When Anna arrived in Siam, she was faced with many difficulties, one of which was a lack of cooperation on the part of the king. She persisted in the face of this, and, while waiting for her teaching duties to begin, she set about to learn the local language. This, she succeeded in doing, and made some friends in the royal compound. She took up the cause of slaves, and, despite opposition from the king and the nobility, managed to bring justice to some of them. To this end, she worked closely with a friend she had made; a female judge in the “city of Women”. Neither of these things could have been accomplished if she had not learned the language.

When Anna began to teach the royal children, she had a great influence on them. The crown prince, when he became king, began the process that led to the abolition of slavery in Siam. He told Anna, many years later, that it was “through the principles laid down by her teaching that he had formed the plans by which he had transformed the kingdom.” It is entirely possible that the Thailand of today has been shaped by Anna’s presence at the royal court of Siam over one hundred years ago.

Caroline Ingalls, though she was not in a position to influence a whole nation, created an atmosphere of stability in her own home.
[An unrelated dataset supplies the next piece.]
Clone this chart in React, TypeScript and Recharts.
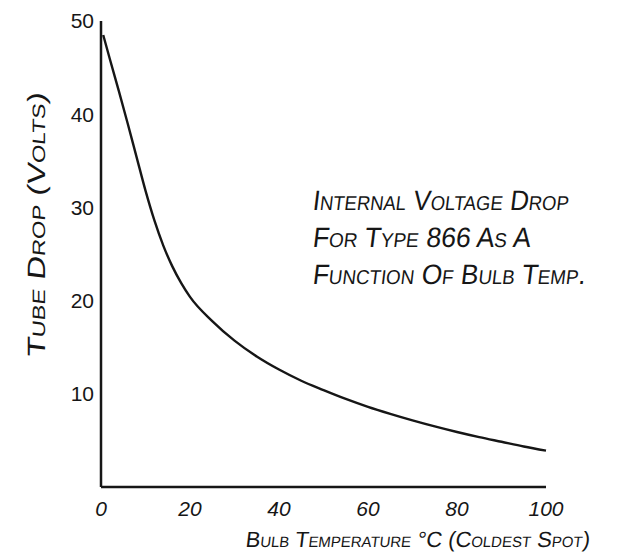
import React from "react";
import { LineChart, Line, XAxis, YAxis } from "recharts";

// bulb temperature (°C, coldest spot)
const temps = [0.5, 2, 4, 6, 8, 10, 12, 14, 16, 18, 20, 25, 30, 35, 40, 45, 50, 55, 60, 65, 70, 75, 80, 85, 90, 95, 100];
// tube drop (volts)
const drops = [48.5, 45.9, 42.5, 39.0, 35.4, 31.8, 28.6, 25.9, 23.7, 21.9, 20.4, 17.8, 15.7, 14.0, 12.6, 11.4, 10.4, 9.45, 8.6, 7.85, 7.15, 6.5, 5.9, 5.35, 4.85, 4.35, 3.9];

const xTicks = [0, 20, 40, 60, 80, 100];
const yTicks = [10, 20, 30, 40, 50];

const noteLines = ["Internal Voltage Drop", "For Type 866 As A", "Function Of Bulb Temp."];

const data = temps.map((t, i) => ({ t, v: drops[i] }));

const ink = "#161616";
const font = "'Liberation Sans', 'DejaVu Sans', sans-serif";
const xTickStyle = { fill: ink, fontSize: 21, fontStyle: "italic", fontFamily: font };
const yTickStyle = { fill: ink, fontSize: 21, fontFamily: font };
const capsStyle: React.CSSProperties = {
  fontFamily: font,
  fontVariant: "small-caps",
  fill: ink,
};

export default function App() {
  return (
    <div style={{ position: "absolute", left: 0, top: 0, width: 620, height: 555, background: "#fff" }}>
      <LineChart width={620} height={555} data={data} margin={{ top: 21, right: 74, left: 0, bottom: 0 }}>
        <XAxis
          dataKey="t"
          type="number"
          domain={[0, 100]}
          ticks={xTicks}
          height={68}
          tickLine={false}
          tickSize={0}
          tickMargin={14}
          axisLine={{ stroke: ink, strokeWidth: 2.5 }}
          tick={xTickStyle}
          interval={0}
        />
        <YAxis
          type="number"
          domain={[0, 50]}
          ticks={yTicks}
          width={101}
          tickLine={false}
          tickSize={0}
          tickMargin={7}
          axisLine={{ stroke: ink, strokeWidth: 2.5 }}
          tick={yTickStyle}
          interval={0}
        />
        <Line
          type="monotone"
          dataKey="v"
          stroke={ink}
          strokeWidth={2.4}
          dot={false}
          isAnimationActive={false}
        />
      </LineChart>
      <svg width={620} height={555} style={{ position: "absolute", left: 0, top: 0, pointerEvents: "none" }}>
        {noteLines.map((s, i) => (
          <text
            key={s}
            x={0}
            y={0}
            fontSize={28}
            style={capsStyle}
            transform={`translate(312 ${210 + i * 37}) skewX(-7)`}
            textLength={[256, 218, 273][i]}
            lengthAdjust="spacingAndGlyphs"
          >
            {s}
          </text>
        ))}
        <text
          x={0}
          y={0}
          fontSize={22}
          style={capsStyle}
          transform="translate(245 547) skewX(-7)"
        >
          Bulb Temperature °C (Coldest Spot)
        </text>
        <text
          x={0}
          y={0}
          fontSize={25}
          style={capsStyle}
          transform="translate(45 358) rotate(-90) skewX(-7)"
          textLength={265}
          lengthAdjust="spacingAndGlyphs"
        >
          Tube Drop (Volts)
        </text>
      </svg>
    </div>
  );
}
The family had to face sorrows. According to other writings by or about Laura Ingalls Wilder, there were other babies born to that family that did not live. The oldest daughter went blind in her teens. And yet, the books never give the impression that any of these were overly dwelt upon. Cheer and warmth is the pervading atmosphere that the author, a child in that environment, remembers.
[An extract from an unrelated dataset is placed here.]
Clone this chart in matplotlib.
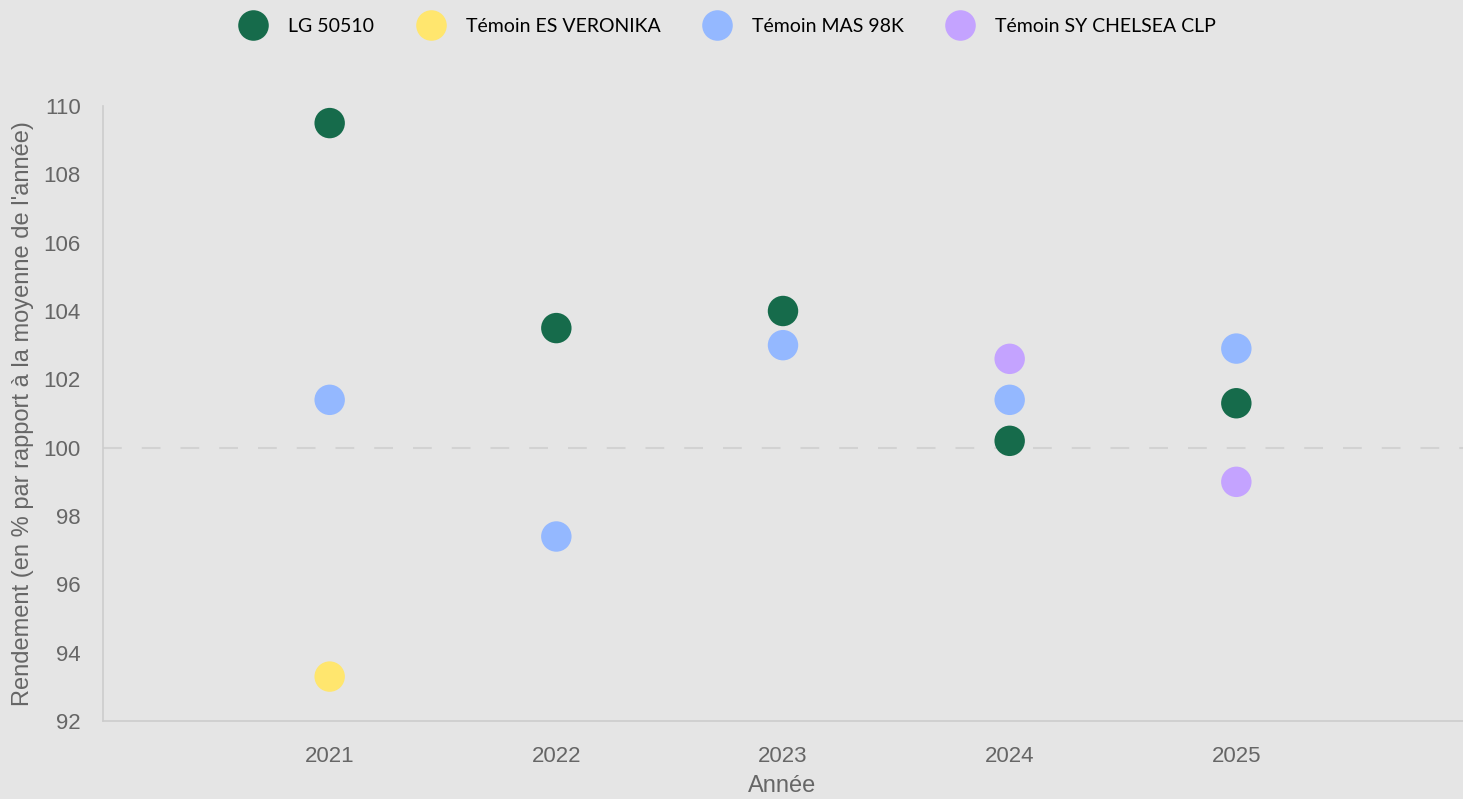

The Ingalls family faced many challenges and dangers in their pioneering lives; but the times that are most meaningful to me are when the father, for whatever reason, had to leave home for periods of time, and the mother was left to manage on her own. This would not always occur under the best of circumstances. Laura describes her mother, in these instances, as being sometimes unhappy, and occasionally agitated, but always in control. Not only did she manage the household, she kept up her daughters’ morale no matter how tense things got. Caroline was extremely creative, always managing to find a solution to problems or deficiencies. She also had the strength of character to influence her restless husband when he began to talk of taking the family further west. Though she was willing to follow her husband on his pioneering adventure, she was able to dig her heels in when the adventure had gone far enough.

These two women accomplished all this, and yet I, a smug 20th century woman, dares to criticize them on account of their clothing and child-care decisions. Perhaps these decisions were questionable; but they were simply manifestations of their characters. These women were able to manage their lives thanks to their characters.
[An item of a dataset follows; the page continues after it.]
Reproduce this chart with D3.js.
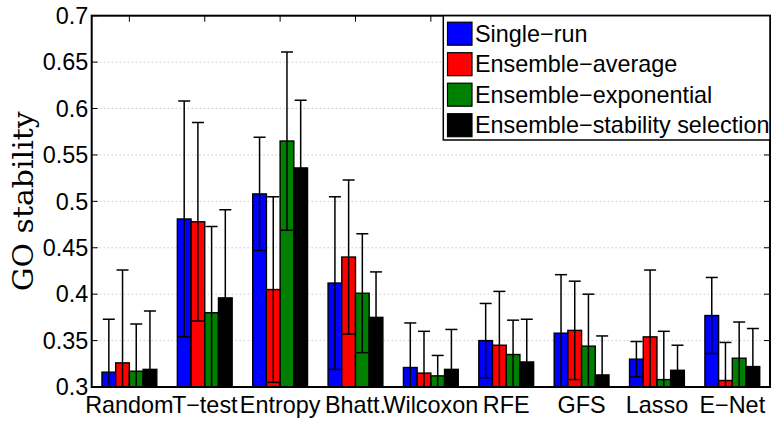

It is necessary to ask myself if, though I would have been sensible enough to adopt the Siamese fashion of dressing, I would have been capable of influencing an entire Royal family. And though, perhaps, I would have been flexible enough to allow my daughters to wear fewer clothes on a hot Sunday, could I have maintained my sanity in the face of the huge responsibility? I am often left alone for periods of time to manage the household on my own. I, however, do not have to build fires, milk cows and deal with wild animals and hostile neighbours.

One hundred years from now, it would be interesting to see what kinds of practices, which I indulge in unconsciously, I get criticized for. What I really ought to be doing is thinking about those accomplishments for which I can be credited.